# Job:
Write each line of the material exactly as given, from the top through the line that contains "minimum height=2cm] (trcsr)", and omit all pictures.

# Source excerpt:
+++++
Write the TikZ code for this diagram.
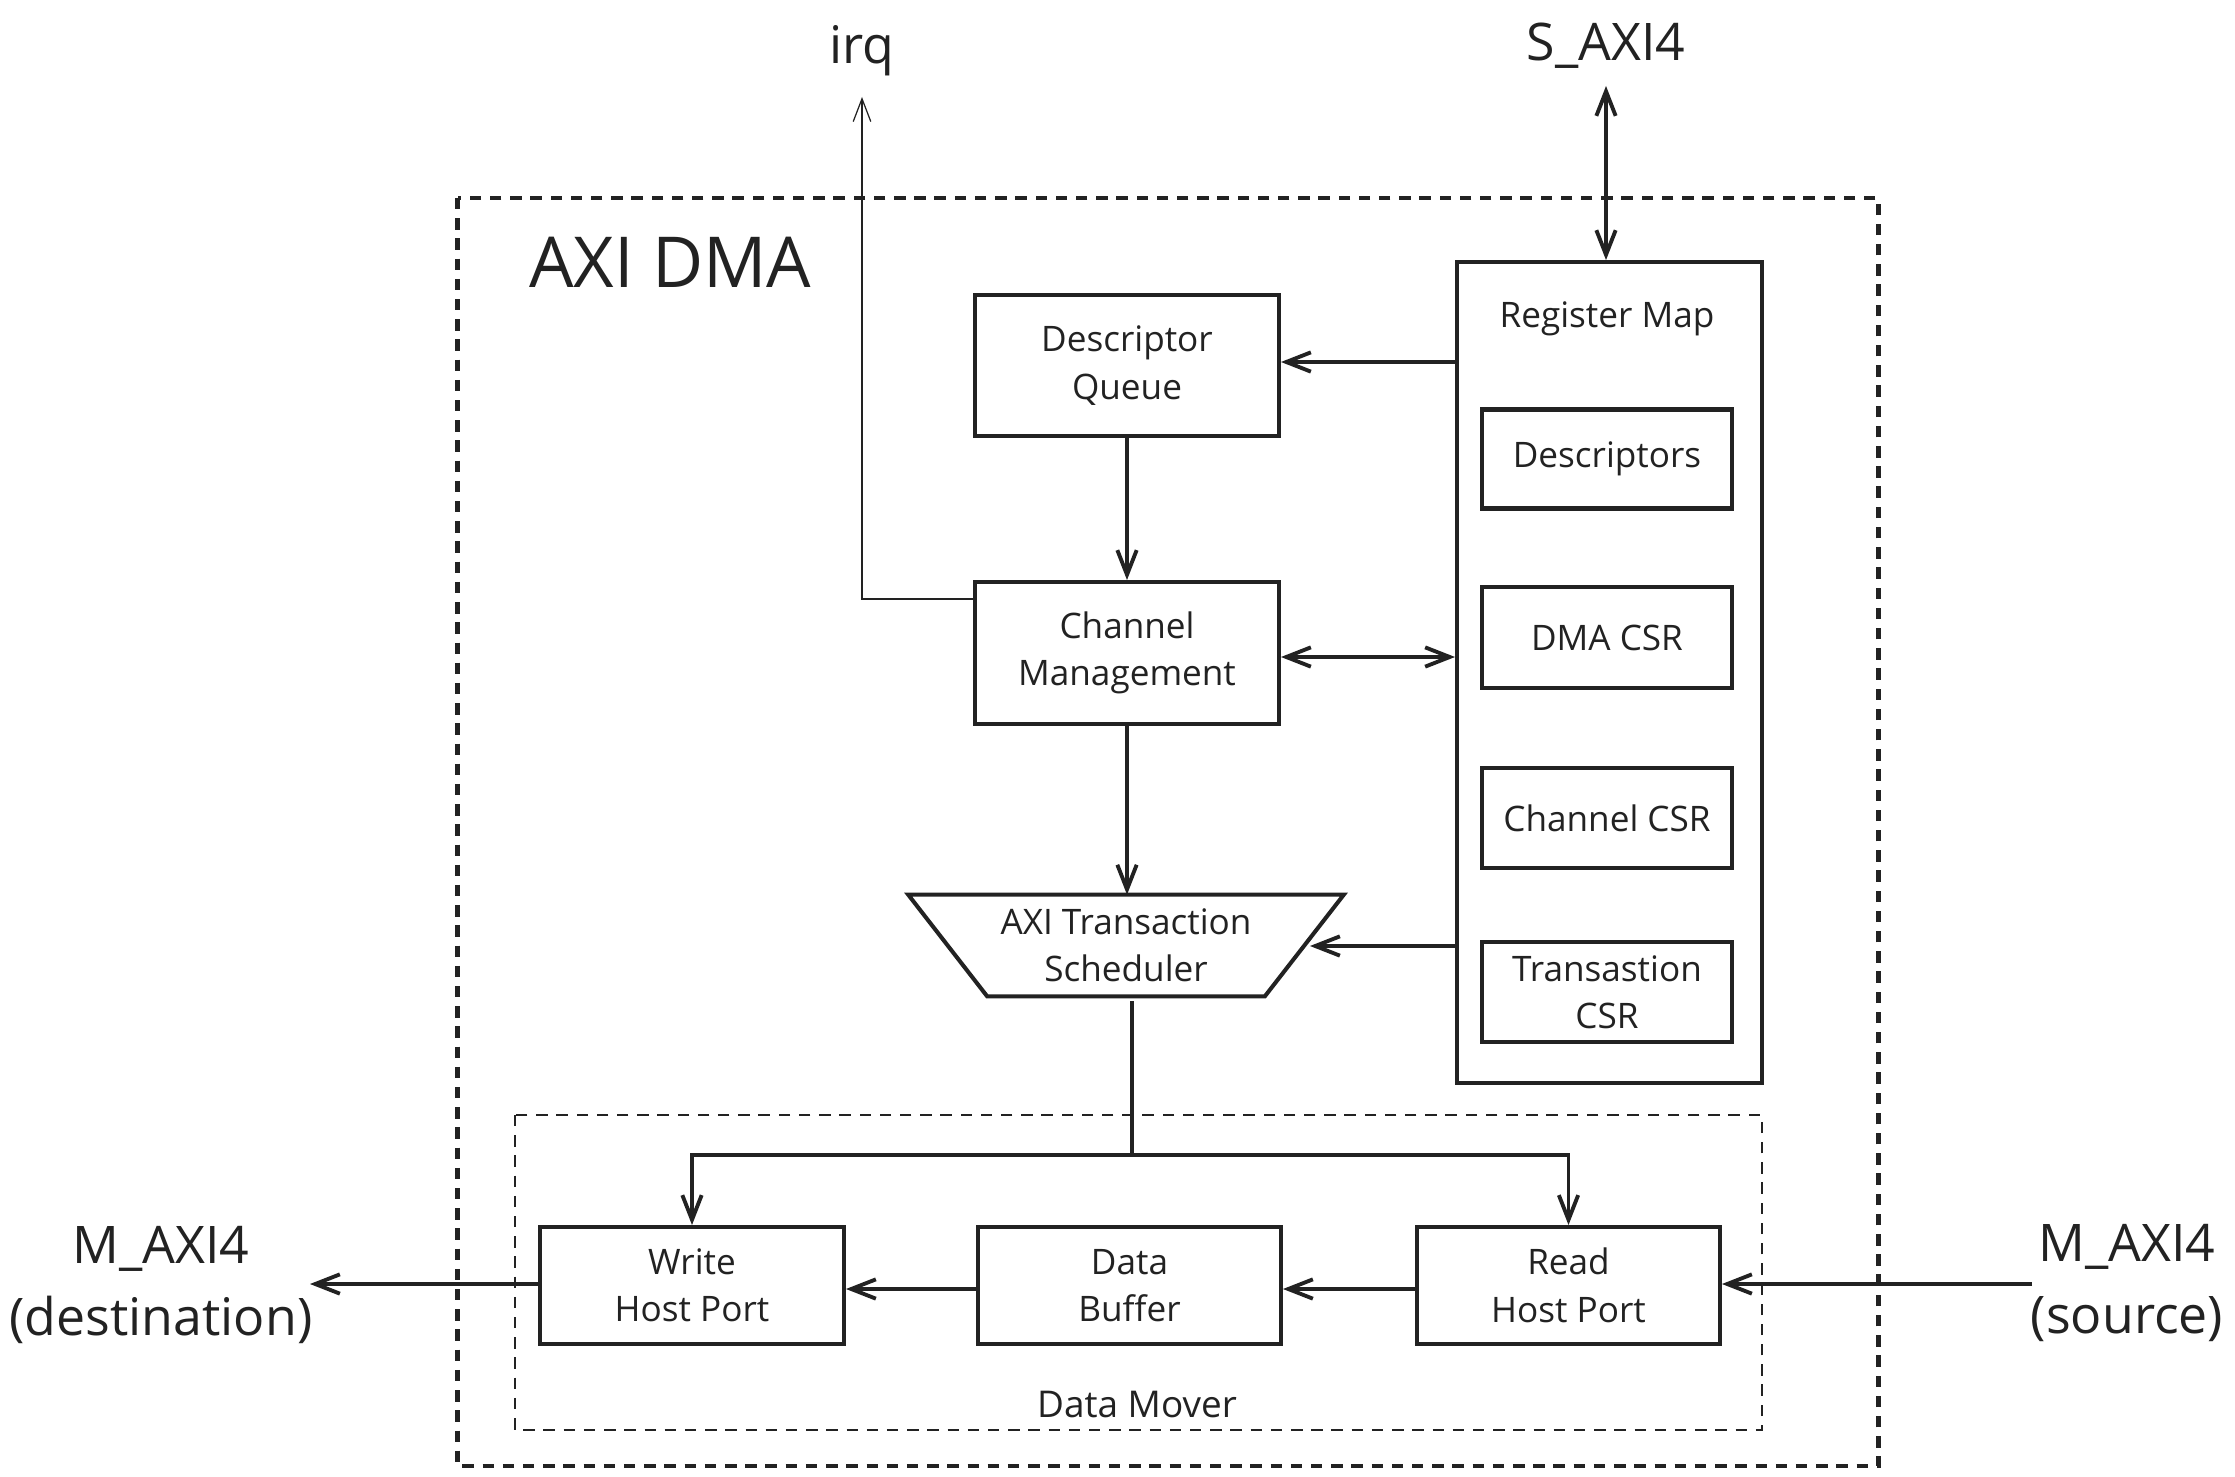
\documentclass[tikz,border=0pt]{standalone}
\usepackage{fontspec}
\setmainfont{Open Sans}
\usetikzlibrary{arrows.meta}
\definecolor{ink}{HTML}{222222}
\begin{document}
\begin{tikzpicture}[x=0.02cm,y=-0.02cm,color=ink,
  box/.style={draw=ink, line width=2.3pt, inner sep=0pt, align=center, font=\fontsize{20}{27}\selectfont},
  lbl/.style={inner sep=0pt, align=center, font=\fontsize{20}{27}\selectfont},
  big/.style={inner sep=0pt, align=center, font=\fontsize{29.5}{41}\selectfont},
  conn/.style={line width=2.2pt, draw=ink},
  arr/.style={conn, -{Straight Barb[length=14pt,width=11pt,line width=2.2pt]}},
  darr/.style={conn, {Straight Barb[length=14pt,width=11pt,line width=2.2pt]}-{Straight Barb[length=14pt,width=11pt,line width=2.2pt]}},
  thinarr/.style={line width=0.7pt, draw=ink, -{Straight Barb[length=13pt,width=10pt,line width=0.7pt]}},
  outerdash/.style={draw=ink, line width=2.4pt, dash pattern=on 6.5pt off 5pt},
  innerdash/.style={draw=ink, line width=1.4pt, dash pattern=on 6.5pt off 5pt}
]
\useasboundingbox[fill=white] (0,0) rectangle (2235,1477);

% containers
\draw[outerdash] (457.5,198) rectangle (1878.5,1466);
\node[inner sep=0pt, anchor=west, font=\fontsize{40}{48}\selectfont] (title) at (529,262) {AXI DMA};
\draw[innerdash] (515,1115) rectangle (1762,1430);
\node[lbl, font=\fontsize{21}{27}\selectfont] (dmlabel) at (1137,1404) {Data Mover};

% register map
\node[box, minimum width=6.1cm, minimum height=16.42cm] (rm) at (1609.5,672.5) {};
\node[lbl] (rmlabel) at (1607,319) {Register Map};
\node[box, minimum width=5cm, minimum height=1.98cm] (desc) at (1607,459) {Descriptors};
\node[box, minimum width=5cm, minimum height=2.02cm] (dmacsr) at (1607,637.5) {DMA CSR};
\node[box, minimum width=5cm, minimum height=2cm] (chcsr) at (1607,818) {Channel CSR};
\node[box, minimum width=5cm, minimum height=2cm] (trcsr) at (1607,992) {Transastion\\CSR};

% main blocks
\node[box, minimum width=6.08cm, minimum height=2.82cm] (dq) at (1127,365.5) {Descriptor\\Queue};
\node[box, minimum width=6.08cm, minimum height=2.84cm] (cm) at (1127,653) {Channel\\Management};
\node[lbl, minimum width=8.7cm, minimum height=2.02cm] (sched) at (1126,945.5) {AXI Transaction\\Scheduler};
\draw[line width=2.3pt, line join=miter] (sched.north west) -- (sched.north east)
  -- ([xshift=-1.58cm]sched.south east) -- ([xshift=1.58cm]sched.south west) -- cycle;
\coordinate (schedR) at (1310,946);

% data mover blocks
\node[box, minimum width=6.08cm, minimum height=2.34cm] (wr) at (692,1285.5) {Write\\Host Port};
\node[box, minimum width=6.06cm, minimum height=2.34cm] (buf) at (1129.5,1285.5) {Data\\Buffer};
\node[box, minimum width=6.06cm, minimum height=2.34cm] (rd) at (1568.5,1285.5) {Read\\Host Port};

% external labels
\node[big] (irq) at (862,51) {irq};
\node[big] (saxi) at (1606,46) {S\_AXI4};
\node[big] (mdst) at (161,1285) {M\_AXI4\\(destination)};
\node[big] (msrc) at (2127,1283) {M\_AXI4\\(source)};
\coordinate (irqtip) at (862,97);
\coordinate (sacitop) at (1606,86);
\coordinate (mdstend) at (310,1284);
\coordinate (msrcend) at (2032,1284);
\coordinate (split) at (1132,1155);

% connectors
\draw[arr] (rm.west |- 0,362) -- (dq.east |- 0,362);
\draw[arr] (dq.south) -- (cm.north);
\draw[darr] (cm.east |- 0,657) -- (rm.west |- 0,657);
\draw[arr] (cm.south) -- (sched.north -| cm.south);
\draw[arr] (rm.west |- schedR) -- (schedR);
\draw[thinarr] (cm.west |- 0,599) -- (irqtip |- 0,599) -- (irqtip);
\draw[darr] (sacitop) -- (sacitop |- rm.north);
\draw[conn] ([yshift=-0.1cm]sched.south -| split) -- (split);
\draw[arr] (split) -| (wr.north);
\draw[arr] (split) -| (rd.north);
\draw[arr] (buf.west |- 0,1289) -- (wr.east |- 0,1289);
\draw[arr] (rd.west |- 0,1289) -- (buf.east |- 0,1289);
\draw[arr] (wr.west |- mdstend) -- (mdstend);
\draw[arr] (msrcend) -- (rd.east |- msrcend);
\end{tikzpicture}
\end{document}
+++++
# Exercise answer:
Write the TikZ code for this diagram.
\documentclass[tikz,border=0pt]{standalone}
\usepackage{fontspec}
\setmainfont{Open Sans}
\usetikzlibrary{arrows.meta}
\definecolor{ink}{HTML}{222222}
\begin{document}
\begin{tikzpicture}[x=0.02cm,y=-0.02cm,color=ink,
  box/.style={draw=ink, line width=2.3pt, inner sep=0pt, align=center, font=\fontsize{20}{27}\selectfont},
  lbl/.style={inner sep=0pt, align=center, font=\fontsize{20}{27}\selectfont},
  big/.style={inner sep=0pt, align=center, font=\fontsize{29.5}{41}\selectfont},
  conn/.style={line width=2.2pt, draw=ink},
  arr/.style={conn, -{Straight Barb[length=14pt,width=11pt,line width=2.2pt]}},
  darr/.style={conn, {Straight Barb[length=14pt,width=11pt,line width=2.2pt]}-{Straight Barb[length=14pt,width=11pt,line width=2.2pt]}},
  thinarr/.style={line width=0.7pt, draw=ink, -{Straight Barb[length=13pt,width=10pt,line width=0.7pt]}},
  outerdash/.style={draw=ink, line width=2.4pt, dash pattern=on 6.5pt off 5pt},
  innerdash/.style={draw=ink, line width=1.4pt, dash pattern=on 6.5pt off 5pt}
]
\useasboundingbox[fill=white] (0,0) rectangle (2235,1477);

% containers
\draw[outerdash] (457.5,198) rectangle (1878.5,1466);
\node[inner sep=0pt, anchor=west, font=\fontsize{40}{48}\selectfont] (title) at (529,262) {AXI DMA};
\draw[innerdash] (515,1115) rectangle (1762,1430);
\node[lbl, font=\fontsize{21}{27}\selectfont] (dmlabel) at (1137,1404) {Data Mover};

% register map
\node[box, minimum width=6.1cm, minimum height=16.42cm] (rm) at (1609.5,672.5) {};
\node[lbl] (rmlabel) at (1607,319) {Register Map};
\node[box, minimum width=5cm, minimum height=1.98cm] (desc) at (1607,459) {Descriptors};
\node[box, minimum width=5cm, minimum height=2.02cm] (dmacsr) at (1607,637.5) {DMA CSR};
\node[box, minimum width=5cm, minimum height=2cm] (chcsr) at (1607,818) {Channel CSR};
\node[box, minimum width=5cm, minimum height=2cm] (trcsr) at (1607,992) {Transastion\\CSR};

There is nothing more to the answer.